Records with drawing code
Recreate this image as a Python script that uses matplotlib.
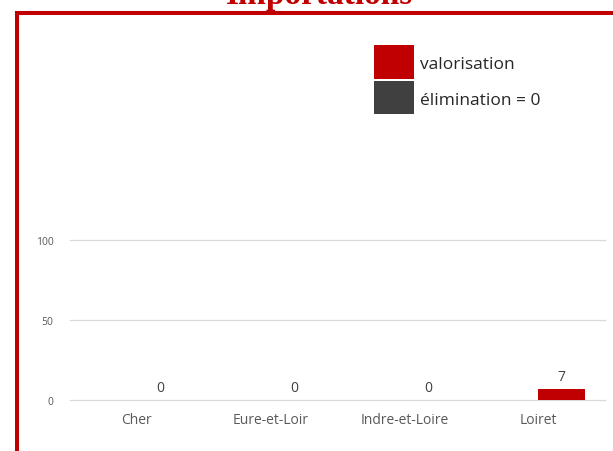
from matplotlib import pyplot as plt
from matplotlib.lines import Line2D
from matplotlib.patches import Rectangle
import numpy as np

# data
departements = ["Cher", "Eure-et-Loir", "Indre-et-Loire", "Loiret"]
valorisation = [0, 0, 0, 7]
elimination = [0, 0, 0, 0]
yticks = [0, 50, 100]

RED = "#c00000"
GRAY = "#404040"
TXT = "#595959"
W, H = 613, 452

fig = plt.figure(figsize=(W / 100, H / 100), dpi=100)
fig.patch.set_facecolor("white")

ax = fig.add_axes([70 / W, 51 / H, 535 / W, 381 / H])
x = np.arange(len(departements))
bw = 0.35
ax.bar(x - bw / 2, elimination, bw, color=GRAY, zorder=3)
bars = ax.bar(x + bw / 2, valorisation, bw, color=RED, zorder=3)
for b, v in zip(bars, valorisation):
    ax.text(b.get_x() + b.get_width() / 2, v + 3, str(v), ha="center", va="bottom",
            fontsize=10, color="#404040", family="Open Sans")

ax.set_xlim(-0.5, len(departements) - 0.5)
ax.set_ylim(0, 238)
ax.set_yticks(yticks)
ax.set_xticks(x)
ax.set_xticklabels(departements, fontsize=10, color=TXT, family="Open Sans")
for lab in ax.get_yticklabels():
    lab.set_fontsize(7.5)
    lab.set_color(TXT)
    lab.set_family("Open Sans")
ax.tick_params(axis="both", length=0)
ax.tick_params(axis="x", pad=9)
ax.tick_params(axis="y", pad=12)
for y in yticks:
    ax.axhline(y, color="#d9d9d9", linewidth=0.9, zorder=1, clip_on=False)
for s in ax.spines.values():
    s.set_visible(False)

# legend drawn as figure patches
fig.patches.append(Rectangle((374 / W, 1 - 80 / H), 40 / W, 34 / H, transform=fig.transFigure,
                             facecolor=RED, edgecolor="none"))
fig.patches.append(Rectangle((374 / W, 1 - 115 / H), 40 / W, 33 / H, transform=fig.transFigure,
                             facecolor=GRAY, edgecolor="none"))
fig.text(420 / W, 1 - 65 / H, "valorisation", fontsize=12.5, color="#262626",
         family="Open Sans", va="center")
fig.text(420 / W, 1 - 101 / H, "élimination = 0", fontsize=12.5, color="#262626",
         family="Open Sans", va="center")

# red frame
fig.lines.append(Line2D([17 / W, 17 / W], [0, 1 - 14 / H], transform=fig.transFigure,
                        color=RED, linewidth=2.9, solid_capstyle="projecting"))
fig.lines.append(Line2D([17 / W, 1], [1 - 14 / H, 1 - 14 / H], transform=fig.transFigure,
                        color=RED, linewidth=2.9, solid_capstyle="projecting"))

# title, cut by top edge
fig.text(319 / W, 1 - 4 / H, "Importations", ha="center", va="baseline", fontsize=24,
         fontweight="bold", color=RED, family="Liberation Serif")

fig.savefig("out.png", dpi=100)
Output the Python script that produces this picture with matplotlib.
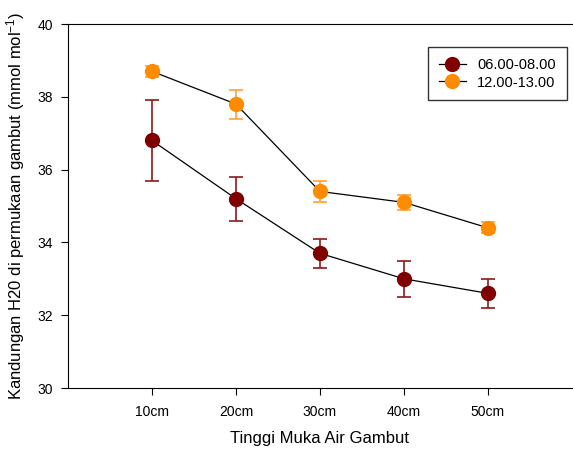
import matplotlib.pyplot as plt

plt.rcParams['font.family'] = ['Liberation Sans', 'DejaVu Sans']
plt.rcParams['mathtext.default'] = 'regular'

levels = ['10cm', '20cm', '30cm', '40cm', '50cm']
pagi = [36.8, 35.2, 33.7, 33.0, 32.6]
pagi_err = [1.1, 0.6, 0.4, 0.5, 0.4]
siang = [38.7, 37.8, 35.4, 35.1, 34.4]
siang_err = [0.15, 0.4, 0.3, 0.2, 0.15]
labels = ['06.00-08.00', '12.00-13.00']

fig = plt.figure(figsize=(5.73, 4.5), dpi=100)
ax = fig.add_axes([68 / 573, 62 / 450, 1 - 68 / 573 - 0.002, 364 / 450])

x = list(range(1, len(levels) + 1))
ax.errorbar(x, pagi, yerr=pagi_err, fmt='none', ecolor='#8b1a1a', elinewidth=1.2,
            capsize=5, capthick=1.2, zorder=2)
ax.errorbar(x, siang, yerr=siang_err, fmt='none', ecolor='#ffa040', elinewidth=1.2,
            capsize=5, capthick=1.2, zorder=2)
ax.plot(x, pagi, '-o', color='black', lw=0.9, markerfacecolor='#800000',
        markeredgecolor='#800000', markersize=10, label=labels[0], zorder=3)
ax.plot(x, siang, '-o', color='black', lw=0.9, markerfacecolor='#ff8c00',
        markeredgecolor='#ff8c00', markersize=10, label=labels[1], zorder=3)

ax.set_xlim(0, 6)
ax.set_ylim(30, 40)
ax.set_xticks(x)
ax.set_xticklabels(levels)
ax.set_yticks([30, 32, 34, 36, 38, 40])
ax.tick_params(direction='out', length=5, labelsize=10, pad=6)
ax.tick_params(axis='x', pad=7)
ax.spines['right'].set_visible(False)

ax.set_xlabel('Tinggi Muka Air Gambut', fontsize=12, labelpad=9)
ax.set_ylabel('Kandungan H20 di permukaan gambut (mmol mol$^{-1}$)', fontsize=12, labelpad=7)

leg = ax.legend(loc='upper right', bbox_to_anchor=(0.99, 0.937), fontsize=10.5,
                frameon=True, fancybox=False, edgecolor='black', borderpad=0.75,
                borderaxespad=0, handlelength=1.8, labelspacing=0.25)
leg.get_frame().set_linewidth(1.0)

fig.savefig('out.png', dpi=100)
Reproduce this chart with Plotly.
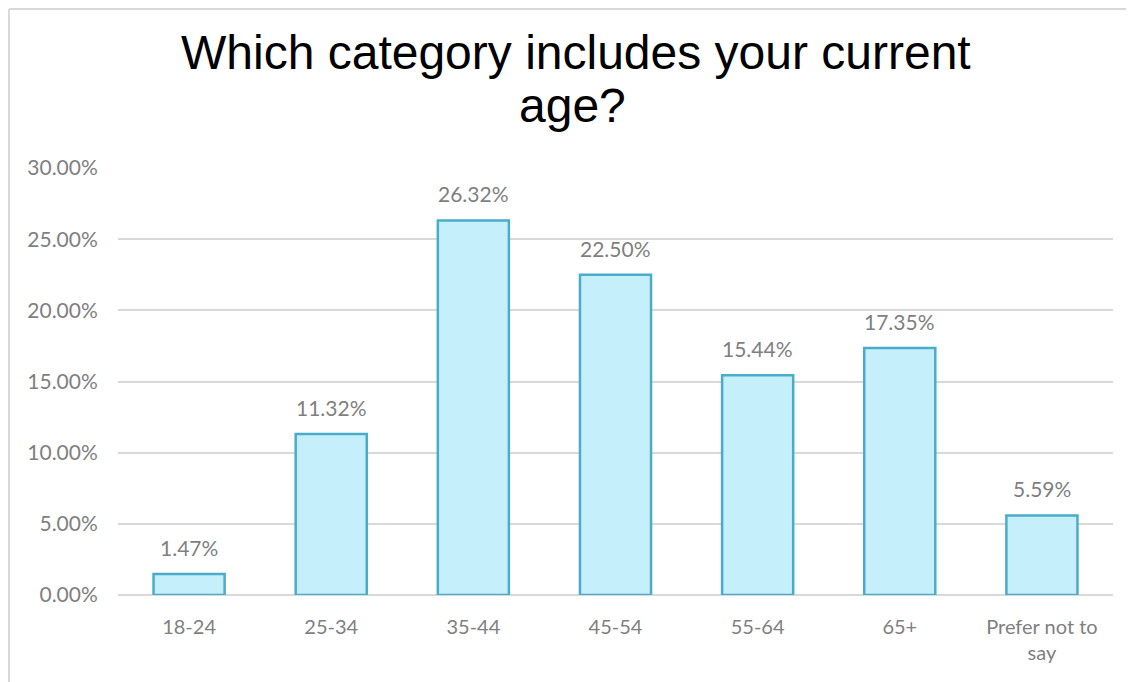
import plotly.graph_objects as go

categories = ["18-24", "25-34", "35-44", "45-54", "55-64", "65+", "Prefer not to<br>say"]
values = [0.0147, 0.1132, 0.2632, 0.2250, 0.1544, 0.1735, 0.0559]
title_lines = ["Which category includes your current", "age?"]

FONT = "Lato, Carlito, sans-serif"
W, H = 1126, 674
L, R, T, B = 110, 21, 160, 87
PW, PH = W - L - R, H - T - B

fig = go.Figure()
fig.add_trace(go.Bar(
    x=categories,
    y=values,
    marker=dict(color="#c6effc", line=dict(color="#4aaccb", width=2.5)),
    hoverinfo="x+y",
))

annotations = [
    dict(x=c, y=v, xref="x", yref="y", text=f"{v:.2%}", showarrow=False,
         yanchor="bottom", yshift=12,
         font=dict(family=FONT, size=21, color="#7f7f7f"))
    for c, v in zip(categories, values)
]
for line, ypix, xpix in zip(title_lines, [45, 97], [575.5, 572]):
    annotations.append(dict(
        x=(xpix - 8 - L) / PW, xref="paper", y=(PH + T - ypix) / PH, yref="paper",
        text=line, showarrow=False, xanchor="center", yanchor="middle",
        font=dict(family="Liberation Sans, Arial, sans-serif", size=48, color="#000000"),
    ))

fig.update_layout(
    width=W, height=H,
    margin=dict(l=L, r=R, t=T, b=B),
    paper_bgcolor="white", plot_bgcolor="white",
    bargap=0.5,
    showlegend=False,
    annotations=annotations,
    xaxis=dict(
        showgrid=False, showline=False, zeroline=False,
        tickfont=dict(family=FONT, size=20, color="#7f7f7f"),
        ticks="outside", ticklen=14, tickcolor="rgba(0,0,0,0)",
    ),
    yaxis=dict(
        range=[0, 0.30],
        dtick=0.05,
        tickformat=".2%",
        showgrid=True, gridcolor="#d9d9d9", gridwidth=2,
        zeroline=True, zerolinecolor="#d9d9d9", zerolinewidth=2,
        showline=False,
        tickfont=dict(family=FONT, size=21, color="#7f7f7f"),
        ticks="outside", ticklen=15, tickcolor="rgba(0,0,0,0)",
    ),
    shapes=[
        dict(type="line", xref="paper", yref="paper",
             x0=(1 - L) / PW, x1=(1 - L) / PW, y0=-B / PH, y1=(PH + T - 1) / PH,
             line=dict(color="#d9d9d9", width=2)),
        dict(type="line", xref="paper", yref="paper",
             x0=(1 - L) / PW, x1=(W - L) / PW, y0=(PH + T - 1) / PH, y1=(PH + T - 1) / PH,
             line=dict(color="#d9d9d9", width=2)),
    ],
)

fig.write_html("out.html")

#### [WHAT YOU ARE ASKED TO DO]
Using the entries above, repeat exactly the lines from the one with "Reproduce this chart with Plotly." to the one with "PW, PH = W - L - R, H - T - B", both included, and leave the pictures behind.

#### [RESULT OF THIS TASK]
Reproduce this chart with Plotly.
import plotly.graph_objects as go

categories = ["18-24", "25-34", "35-44", "45-54", "55-64", "65+", "Prefer not to<br>say"]
values = [0.0147, 0.1132, 0.2632, 0.2250, 0.1544, 0.1735, 0.0559]
title_lines = ["Which category includes your current", "age?"]

FONT = "Lato, Carlito, sans-serif"
W, H = 1126, 674
L, R, T, B = 110, 21, 160, 87
PW, PH = W - L - R, H - T - B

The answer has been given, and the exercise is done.